In what is now an annual ritual, I will sing the praises of the BBC television drama Spooks (aired in the U.S. as MI-5 on A&E) and note that season 4 will release on DVD in the UK on Sept 4. With the dollar as weak as it is versus the pound, I would usually recommend waiting for the show to air in the U.S., but Season 4 shows no signs of appearing on A&E anytime soon, and the show is just that good. So if you have a region-free DVD player, and you should, then pre-order this (or you can, of course, prowl the internets for a torrent).
MI5 is the UK's anti-terrorist security service, and the show dramatizes the campaigns among a core group at the agency. It's addictive adrenaline-pumping, and in my TiVo queue, it's in the top spot even if it shows no signs of re-appearing on this side of the Atlantic anytime soon. I can think of few other shows so willing to put its main characters in (SPOILER ALERT: don't click on the next link unless you've seen all the episodes, b/c the roster of deceased characters is a huge spoiler) bodybags on such a consistent basis, but that's part of what makes it so good. The show doesn't adhere to the usual rules.
Season 4 is brilliant, as always, and the season finale, in a proud tradition, is mind-blowing. As you'd expect from a British production, the acting is first-rate, filled with a roster of handsome faces. Peter Firth, in particular, is unforgettable as MI5 director Harry Pearce. One just feels safer when one's spies have a British accent, from Alec Guinness's George Smiley to the various incarnations of 007 (Scottish accents, too, if we include Connery, and we do, wholeheartedly). They sound smarter, and the accent confers a certain swagger and ruthlessness that is dangerously soothing in our intelligence personnel.

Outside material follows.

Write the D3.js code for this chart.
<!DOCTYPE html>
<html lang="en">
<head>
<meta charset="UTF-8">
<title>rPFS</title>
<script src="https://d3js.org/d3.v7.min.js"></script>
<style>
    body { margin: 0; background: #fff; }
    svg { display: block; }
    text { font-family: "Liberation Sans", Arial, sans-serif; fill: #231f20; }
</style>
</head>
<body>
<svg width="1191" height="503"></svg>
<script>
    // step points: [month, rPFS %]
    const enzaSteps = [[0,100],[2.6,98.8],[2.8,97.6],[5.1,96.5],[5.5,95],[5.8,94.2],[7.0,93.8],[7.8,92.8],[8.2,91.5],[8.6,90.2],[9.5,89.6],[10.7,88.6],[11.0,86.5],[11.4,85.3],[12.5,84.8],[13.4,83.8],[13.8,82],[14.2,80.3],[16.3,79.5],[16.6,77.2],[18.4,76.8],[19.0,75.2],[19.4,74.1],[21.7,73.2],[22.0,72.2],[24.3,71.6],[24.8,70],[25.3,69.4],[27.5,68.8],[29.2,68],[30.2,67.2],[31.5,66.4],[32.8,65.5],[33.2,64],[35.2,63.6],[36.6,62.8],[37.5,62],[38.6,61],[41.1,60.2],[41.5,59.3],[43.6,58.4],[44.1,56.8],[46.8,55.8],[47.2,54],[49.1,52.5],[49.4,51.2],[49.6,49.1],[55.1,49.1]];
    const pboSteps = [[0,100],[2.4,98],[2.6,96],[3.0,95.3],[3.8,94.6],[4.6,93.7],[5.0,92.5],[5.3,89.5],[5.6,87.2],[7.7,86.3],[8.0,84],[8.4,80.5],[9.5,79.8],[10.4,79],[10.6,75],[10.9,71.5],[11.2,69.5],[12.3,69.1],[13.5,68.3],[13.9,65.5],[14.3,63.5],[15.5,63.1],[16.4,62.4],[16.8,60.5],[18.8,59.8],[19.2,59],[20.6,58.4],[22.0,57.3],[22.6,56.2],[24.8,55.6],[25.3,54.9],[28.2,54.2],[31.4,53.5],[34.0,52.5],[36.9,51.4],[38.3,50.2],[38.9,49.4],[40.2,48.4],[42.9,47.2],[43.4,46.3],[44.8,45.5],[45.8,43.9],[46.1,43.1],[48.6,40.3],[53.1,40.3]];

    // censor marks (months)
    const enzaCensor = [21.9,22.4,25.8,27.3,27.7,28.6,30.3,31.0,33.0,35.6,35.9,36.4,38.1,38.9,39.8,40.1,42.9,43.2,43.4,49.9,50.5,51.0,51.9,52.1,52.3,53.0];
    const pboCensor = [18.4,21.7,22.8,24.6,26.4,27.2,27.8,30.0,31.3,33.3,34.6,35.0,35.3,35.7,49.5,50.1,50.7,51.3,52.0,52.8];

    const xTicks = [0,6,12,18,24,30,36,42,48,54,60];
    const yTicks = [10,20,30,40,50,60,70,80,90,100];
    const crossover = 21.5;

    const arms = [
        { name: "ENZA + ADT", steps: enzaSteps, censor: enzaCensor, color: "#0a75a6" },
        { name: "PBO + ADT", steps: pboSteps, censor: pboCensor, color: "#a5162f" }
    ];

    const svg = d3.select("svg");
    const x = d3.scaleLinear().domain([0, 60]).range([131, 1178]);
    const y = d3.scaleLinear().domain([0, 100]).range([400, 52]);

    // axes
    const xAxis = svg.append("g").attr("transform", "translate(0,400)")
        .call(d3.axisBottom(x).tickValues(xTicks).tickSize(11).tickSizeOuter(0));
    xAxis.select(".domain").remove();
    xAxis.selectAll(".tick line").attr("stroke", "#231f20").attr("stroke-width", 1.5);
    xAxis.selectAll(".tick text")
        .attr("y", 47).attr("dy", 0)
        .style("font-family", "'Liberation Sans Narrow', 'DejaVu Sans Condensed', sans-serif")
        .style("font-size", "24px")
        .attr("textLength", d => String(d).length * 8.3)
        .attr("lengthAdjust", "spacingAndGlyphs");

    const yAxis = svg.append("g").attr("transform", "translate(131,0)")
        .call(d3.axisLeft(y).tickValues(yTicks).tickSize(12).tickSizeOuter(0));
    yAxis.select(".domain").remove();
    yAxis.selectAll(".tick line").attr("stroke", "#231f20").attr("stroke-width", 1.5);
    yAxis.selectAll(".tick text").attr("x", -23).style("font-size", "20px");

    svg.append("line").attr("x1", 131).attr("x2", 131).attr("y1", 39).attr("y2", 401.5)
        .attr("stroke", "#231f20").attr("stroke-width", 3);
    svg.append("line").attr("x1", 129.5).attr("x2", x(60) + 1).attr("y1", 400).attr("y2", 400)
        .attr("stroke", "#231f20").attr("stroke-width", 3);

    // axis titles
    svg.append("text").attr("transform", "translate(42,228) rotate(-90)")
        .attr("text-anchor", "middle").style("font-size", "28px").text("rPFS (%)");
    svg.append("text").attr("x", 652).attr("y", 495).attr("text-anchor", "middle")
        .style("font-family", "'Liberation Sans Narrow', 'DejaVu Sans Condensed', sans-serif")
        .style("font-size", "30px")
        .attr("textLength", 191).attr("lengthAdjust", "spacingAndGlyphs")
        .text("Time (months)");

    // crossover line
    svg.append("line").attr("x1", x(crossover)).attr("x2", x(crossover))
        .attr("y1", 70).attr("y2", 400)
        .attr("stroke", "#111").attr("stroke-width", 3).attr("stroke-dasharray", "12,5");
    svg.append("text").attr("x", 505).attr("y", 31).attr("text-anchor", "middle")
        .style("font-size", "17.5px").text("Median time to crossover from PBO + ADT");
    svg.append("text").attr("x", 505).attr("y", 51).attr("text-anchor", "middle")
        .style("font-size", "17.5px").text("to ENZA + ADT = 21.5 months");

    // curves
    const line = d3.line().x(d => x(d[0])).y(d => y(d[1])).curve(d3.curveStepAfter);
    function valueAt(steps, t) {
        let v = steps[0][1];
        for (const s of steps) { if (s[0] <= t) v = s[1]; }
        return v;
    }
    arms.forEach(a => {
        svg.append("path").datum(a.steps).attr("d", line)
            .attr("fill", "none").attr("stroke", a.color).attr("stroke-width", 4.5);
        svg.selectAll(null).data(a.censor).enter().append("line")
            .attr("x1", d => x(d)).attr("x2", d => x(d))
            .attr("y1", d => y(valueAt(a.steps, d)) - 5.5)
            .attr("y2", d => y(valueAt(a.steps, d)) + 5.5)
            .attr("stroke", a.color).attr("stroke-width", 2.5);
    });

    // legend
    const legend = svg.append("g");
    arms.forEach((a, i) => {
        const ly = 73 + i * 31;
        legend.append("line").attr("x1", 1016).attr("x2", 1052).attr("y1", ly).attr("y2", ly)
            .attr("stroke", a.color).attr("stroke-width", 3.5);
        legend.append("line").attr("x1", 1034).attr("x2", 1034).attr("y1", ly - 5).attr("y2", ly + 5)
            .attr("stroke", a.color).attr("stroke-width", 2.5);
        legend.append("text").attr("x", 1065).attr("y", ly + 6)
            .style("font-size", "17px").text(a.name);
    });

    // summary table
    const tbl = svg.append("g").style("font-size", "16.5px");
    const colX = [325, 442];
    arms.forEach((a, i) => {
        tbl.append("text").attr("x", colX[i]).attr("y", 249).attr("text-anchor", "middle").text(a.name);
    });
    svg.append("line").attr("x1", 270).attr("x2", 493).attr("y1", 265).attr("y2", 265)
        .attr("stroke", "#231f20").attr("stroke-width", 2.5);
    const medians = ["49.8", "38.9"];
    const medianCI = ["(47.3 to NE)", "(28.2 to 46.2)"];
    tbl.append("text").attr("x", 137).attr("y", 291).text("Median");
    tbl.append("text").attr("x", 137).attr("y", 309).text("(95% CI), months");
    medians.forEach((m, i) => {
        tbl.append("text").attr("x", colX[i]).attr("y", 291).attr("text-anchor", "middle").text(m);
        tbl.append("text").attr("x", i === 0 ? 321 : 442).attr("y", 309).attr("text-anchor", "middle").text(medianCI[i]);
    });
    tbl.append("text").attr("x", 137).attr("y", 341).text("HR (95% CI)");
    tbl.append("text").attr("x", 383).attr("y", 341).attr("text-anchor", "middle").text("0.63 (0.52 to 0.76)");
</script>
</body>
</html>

I'm a sucker for spy thrillers, and it's surprising that American television only has 24, which is good but has more of a pop sheen. Another show that I enjoy that has a similar feel to Spooks, though adapted to a Japanese futuristic sci-fi world, is Ghost in the Shell - Stand Alone Complex. It airs on the Cartoon Network and the two seasons are available on DVD in the U.S. Don't expect the production values or intense action sequences of the movie from which the TV show derives. The TV show has even more of a cerebral feel, but it's entertaining in its own right.

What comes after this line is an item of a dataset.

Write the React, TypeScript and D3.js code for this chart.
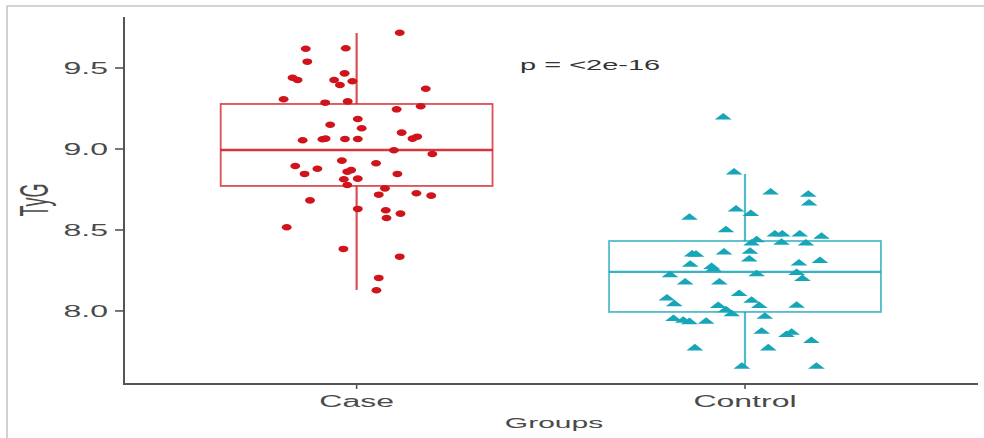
import React, { useRef, useEffect } from "react";
import * as d3 from "d3";

const groups = ["Case", "Control"];
const colors = ["#d0141c", "#17a6b8"];
const yTicks = [8.0, 8.5, 9.0, 9.5];

// box stats: [whisker low, q1, median, q3, whisker high]
const caseStats = [8.13, 8.772, 8.994, 9.278, 9.716];
const controlStats = [7.654, 7.994, 8.241, 8.432, 8.846];

// TyG values and horizontal jitter (in group units)
const caseValues = [
  9.718, 9.619, 9.622, 9.539, 9.467, 9.44, 9.426, 9.426, 9.418, 9.395, 9.372, 9.307,
  9.286, 9.294, 9.245, 9.264, 9.185, 9.15, 9.128, 9.101, 9.054, 9.06, 9.064, 9.062,
  9.062, 9.064, 9.076, 8.992, 8.969, 8.895, 8.878, 8.928, 8.87, 8.912, 8.846, 8.86,
  8.846, 8.813, 8.817, 8.778, 8.757, 8.718, 8.727, 8.712, 8.683, 8.63, 8.622, 8.601,
  8.574, 8.517, 8.383, 8.335, 8.204, 8.128,
];
const caseJitter = [
  0.111, -0.131, -0.028, -0.127, -0.031, -0.165, -0.152, -0.058, -0.011, -0.043, 0.178, -0.188,
  -0.081, -0.023, 0.103, 0.165, 0.003, -0.068, 0.013, 0.116, -0.139, -0.088, -0.08, -0.03,
  0.003, 0.144, 0.156, 0.096, 0.195, -0.158, -0.101, -0.038, -0.014, 0.05, -0.134, -0.024,
  0.105, -0.033, 0.003, -0.024, 0.073, 0.057, 0.154, 0.192, -0.12, 0.003, 0.075, 0.113,
  0.077, -0.18, -0.034, 0.111, 0.057, 0.051,
];
const controlValues = [
  9.196, 8.856, 8.733, 8.718, 8.665, 8.628, 8.599, 8.576, 8.5, 8.473, 8.473, 8.473,
  8.459, 8.438, 8.418, 8.422, 8.418, 8.35, 8.348, 8.362, 8.366, 8.319, 8.286, 8.273,
  8.257, 8.294, 8.309, 8.222, 8.227, 8.236, 8.199, 8.177, 8.177, 8.105, 8.078, 8.043,
  8.064, 8.031, 8.033, 8.031, 8.006, 7.98, 7.965, 7.951, 7.94, 7.932, 7.934, 7.872,
  7.852, 7.866, 7.815, 7.77, 7.77, 7.656, 7.656,
];
const controlJitter = [
  -0.056, -0.028, 0.066, 0.163, 0.165, -0.023, 0.015, -0.143, -0.049, 0.077, 0.096, 0.141,
  0.197, 0.03, 0.017, 0.094, 0.157, -0.136, -0.126, -0.054, 0.013, 0.011, -0.141, -0.086,
  -0.081, 0.139, 0.193, -0.193, 0.03, 0.133, 0.148, -0.154, -0.066, -0.015, -0.201, -0.182,
  0.017, 0.037, 0.133, -0.069, -0.049, -0.034, 0.051, -0.184, -0.159, -0.143, -0.1, 0.043,
  0.107, 0.12, 0.171, -0.129, 0.06, -0.008, 0.184,
];

const W = 984;
const H = 438;
const SX = 2; // the picture is stretched horizontally
const FONT = "'Liberation Sans', Arial, sans-serif";
const TXT = "#4a4a4a";

export default function App() {
  const svgRef = useRef<SVGSVGElement>(null);

  useEffect(() => {
    const svg = d3.select(svgRef.current);
    svg.selectAll("*").remove();

    const x = d3.scaleLinear().domain([-0.6, 1.6]).range([123.6, 978]);
    const y = d3.scaleLinear().domain([7.549, 9.815]).range([384, 17]);
    const unit = x(1) - x(0);

    // outer frame
    svg.append("path")
      .attr("d", `M7,${H} V6 H${W}`)
      .attr("fill", "none")
      .attr("stroke", "#c6c6c6")
      .attr("stroke-width", 1.6);

    const stats = [caseStats, controlStats];
    const values = [caseValues, controlValues];
    const jitter = [caseJitter, controlJitter];

    stats.forEach((s, i) => {
      const g = svg.append("g");
      const cx = x(i);
      const half = unit * 0.35;
      g.append("line")
        .attr("x1", cx).attr("x2", cx)
        .attr("y1", y(s[0])).attr("y2", y(s[1]))
        .attr("stroke", colors[i]).attr("stroke-width", 2.2).attr("opacity", 0.75);
      g.append("line")
        .attr("x1", cx).attr("x2", cx)
        .attr("y1", y(s[3])).attr("y2", y(s[4]))
        .attr("stroke", colors[i]).attr("stroke-width", 2.2).attr("opacity", 0.75);
      g.append("rect")
        .attr("x", cx - half).attr("width", half * 2)
        .attr("y", y(s[3])).attr("height", y(s[1]) - y(s[3]))
        .attr("fill", "white")
        .attr("stroke", colors[i]).attr("stroke-width", 1.8).attr("stroke-opacity", 0.75);
      g.append("line")
        .attr("x1", cx - half).attr("x2", cx + half)
        .attr("y1", y(s[2])).attr("y2", y(s[2]))
        .attr("stroke", colors[i]).attr("stroke-width", 2.4).attr("opacity", 0.85);
    });

    const circle = d3.symbol().type(d3.symbolCircle).size(34)();
    const tri = d3.symbol().type(d3.symbolTriangle).size(34)();

    values.forEach((vals, i) => {
      svg.append("g")
        .selectAll("path")
        .data(vals)
        .join("path")
        .attr("d", i === 0 ? circle : tri)
        .attr("transform", (d, k) =>
          `translate(${x(i + jitter[i][k])},${y(d)}) scale(${i === 0 ? 1.5 : 1.9},${i === 0 ? 1 : 0.85})`)
        .attr("fill", colors[i]);
    });

    // axes
    svg.append("path")
      .attr("d", `M124,17 V384 H978`)
      .attr("fill", "none")
      .attr("stroke", "#555")
      .attr("stroke-width", 2);

    const yAxis = svg.append("g");
    yTicks.forEach((t) => {
      yAxis.append("line")
        .attr("x1", 115).attr("x2", 124)
        .attr("y1", y(t)).attr("y2", y(t))
        .attr("stroke", "#555").attr("stroke-width", 1.6);
      yAxis.append("text")
        .attr("transform", `translate(108,${y(t) + 5.8}) scale(${SX},1)`)
        .attr("text-anchor", "end")
        .attr("font-family", FONT)
        .attr("font-size", 16)
        .attr("fill", TXT)
        .text(d3.format(".1f")(t));
    });

    groups.forEach((gname, i) => {
      svg.append("line")
        .attr("x1", x(i)).attr("x2", x(i))
        .attr("y1", 384).attr("y2", 389)
        .attr("stroke", "#555").attr("stroke-width", 1.6);
      svg.append("text")
        .attr("transform", `translate(${x(i)},407) scale(${SX},1)`)
        .attr("text-anchor", "middle")
        .attr("font-family", FONT)
        .attr("font-size", 16)
        .attr("fill", TXT)
        .text(gname);
    });

    svg.append("text")
      .attr("transform", `translate(554,428) scale(${SX},1)`)
      .attr("text-anchor", "middle")
      .attr("font-family", FONT)
      .attr("font-size", 15)
      .attr("fill", TXT)
      .text("Groups");

    svg.append("text")
      .attr("transform", `translate(48,200) scale(2.3,1) rotate(-90)`)
      .attr("text-anchor", "middle")
      .attr("font-family", FONT)
      .attr("font-size", 18)
      .attr("fill", TXT)
      .text("TyG");

    svg.append("text")
      .attr("transform", `translate(520,70) scale(${SX},1)`)
      .attr("font-family", FONT)
      .attr("font-size", 14.5)
      .attr("fill", "#333")
      .text("p = <2e-16");
  }, []);

  return (
    <svg
      ref={svgRef}
      width={W}
      height={H}
      style={{ position: "absolute", left: 0, top: 0, background: "white" }}
    />
  );
}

Random unrelated factoids from Sean Connery's IMDb Trivia:
"Said in an interview that during the filming of Never Say Never Again (1983), he was taking martial arts lessons and in the process angered the instructor who in turn broke his wrist. Connery stayed with the wrist broken for a number of years thinking it was only a minor pain... the instructor was Steven Seagal."
"Turned down the role of Gandalf in The Lord of the Rings series (The Lord of the Rings: The Fellowship of the Ring (2001), The Lord of the Rings: The Two Towers (2002), and The Lord of the Rings: The Return of the King (2003)) because he didn't want to film down in New Zealand for 18 months, and could not understand the novels."
"Turned down the role of the Architect in The Matrix Reloaded (2003) and The Matrix Revolutions (2003)."